Well, I wasn’t sure but I grabbed them anyway.  Nice curtains and drapes go quickly at the thrift store and I wanted to have them in my hands in case anyone else was looking too!  In the end I decided that since these curtains would go well in our room and they were clean and in perfect condition, I’d shell out the $12.

I’m SO glad I did!  I washed them and hung them the next day.  They were too thin and filmy to block out as much light as I needed, so I did sew a double lining on the back, using flat sheets I had.  (My kids hate sleeping with flat sheets, so yay me, when I buy a sheet set I have extras for projects like this.)

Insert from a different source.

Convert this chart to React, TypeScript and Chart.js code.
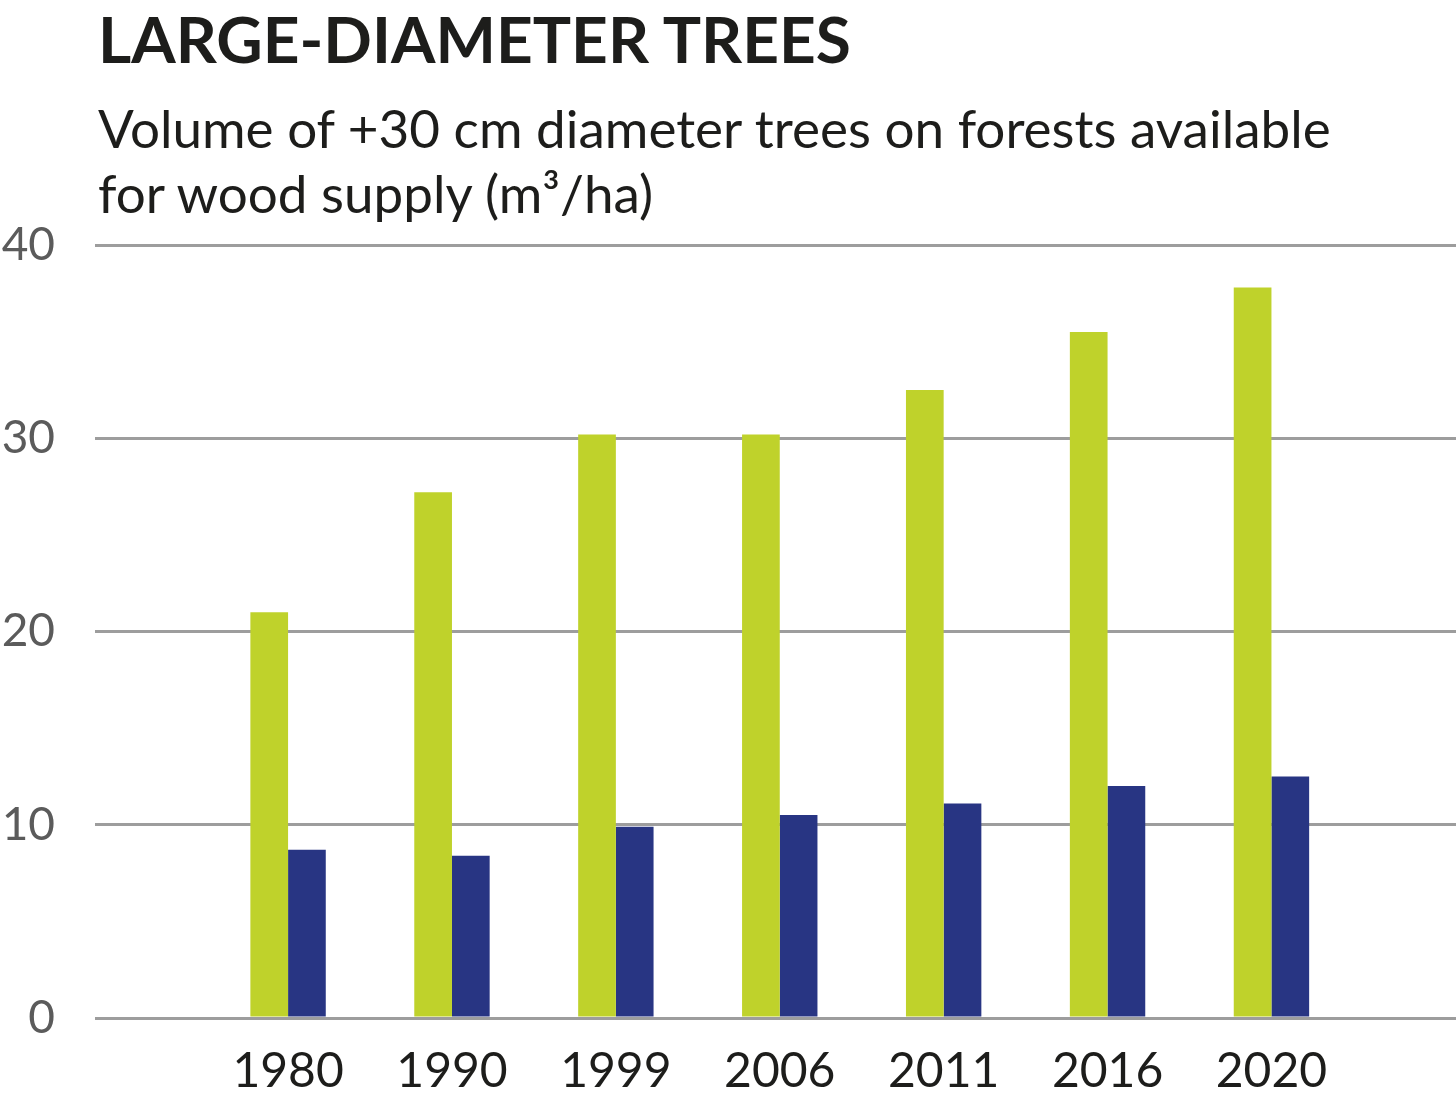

There’s no real profound purpose to this post except to encourage you all that we can make pretty changes in our homes that don’t cost a lot.  I constantly hear women say “I can’t decorate because I don’t have much money.”  I am realizing that is not true!



While I was at it I gave the rest of my room a mini makeover, mostly just decluttering and changing a few items from darks to light, neutral colors.  Let me tell you about this rocking chair.  When my oldest was born, a friend gave it to me.  She had used it in her son’s nursery.  (He is in high school now!)  My babies and I have logged MANY hours in this chair!  The denim upholstery had become faded and worn and didn’t match anything else I had, and I thought about replacing it.  But since this little one is our last, I wanted to use it for sentimental reasons.  It’s sweet to rock my littlest fella in the same chair I’ve used to rock all my other babies.

Throwing a (wrinkled) sheet over the chair works and extended the life of my favorite rocker.  So again–cheap and easy.  I like it and that’s what matters.  I’m no designer, but I’m trying to keep open eyes for inexpensive ways to make home a pretty, comfortable place for my little family.  To me, that’s the fun of homemaking!